More aggressive semi-metallics designed for heavier abuse have powdered ceramics, copper, bronze, carbon or iron added to the organic based mixture to help improve grip at higher temperatures. Most semi-metallics have low abrasion and good wear characteristics but the ones that have a lot of iron and ceramic friction modifiers can be somewhat harsh on the flywheel and pressure ring. The more aggressive of the semi-metallic discs tend to be grabby and harsh.

metal disc
A multi-puck full metal clutch disc with a sprung hub and Marcel is the next most aggressive disc. Some people can tolerate this in daily use.

For extreme applications there are metal discs. These use a sintered copper or bronze (or a mixture of both) friction material that usually contains particles of ceramic and perhaps iron or carbon. It is made by compressing the mixture of powdered copper, bronze, iron, carbon and ceramics at high heat and pressure. Copper and bronze are excellent conductors of heat and have self-lubricating properties that make them ideal as a base friction materials. The iron, carbon and ceramics are friction modifiers that help give the copper bite. It is kind of like the grit in Lava soap or your girlfriend’s apricot facial scrub (not that I stand in the shower reading the ingredients to know this). This sort of friction material is usually called copper ceramic or carbon metallic since carbon is a sexy marketing term. These materials are very resistant to heat and abuse, and actually bite harder with more heat but they can still be overheated in extreme cases and the copper can smear and melt over the friction modifier particles ruining the disc.

metal disc
A four-puck full metal disc with a sprung hub is the most aggressive disc that a sane person can take on the street. This would be unstreetable for many people

The metallic materials can last a long time but are much harsher on the flywheel and pressure ring than semi-metallics. These discs are good general racing discs and work well for just about all motorsports use, from drag racing to road racing.

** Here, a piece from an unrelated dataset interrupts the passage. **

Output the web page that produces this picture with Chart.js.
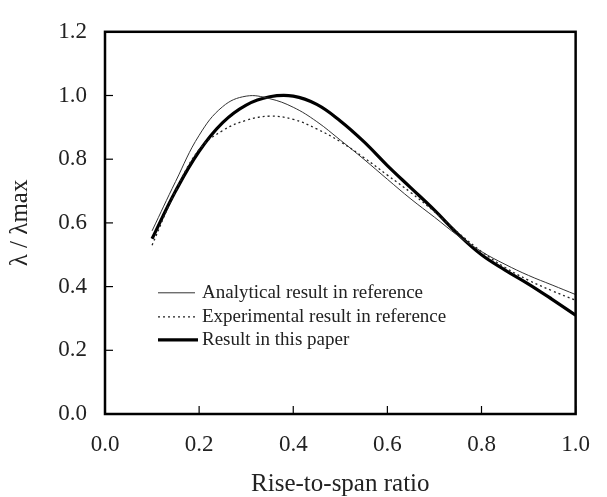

There is no way that a copper ceramic disc is going to be very smooth, it will be grabby and chattery, especially when cold but they can be on the verge of being streetable.

6 puck metal disc
A six-puck solid hub copper ceramic disc is nearly the most aggressive disc you can get.

Sintered iron discs are the ultimate in grip. Sintered iron is powdered iron that has been compressed under very high pressure and heat to form a porous soft material. Sintered iron works better when hot and lasts the longest of any of the friction materials. You almost cannot overheat sintered iron. Being very hard, iron does not have a very smooth engagement and is more like an on-off switch, and as such are poor for street use. They also wear the friction face of the flywheel and the pressure ring severely. When you replace one of these clutches, you have to replace everything. At the minimum your flywheel will need a heavy re-surfacing. Sintered iron is so harsh; its use should be relegated towards drag racing. Although metal discs are long lasting under tough racing conditions, they tend to wear quickly at low temperatures on the street.

4 puck metal disc
A four-puck iron solid hub disc is really for racing use only unless you are a sucker for punishment and can tolerate a short life when used on the street.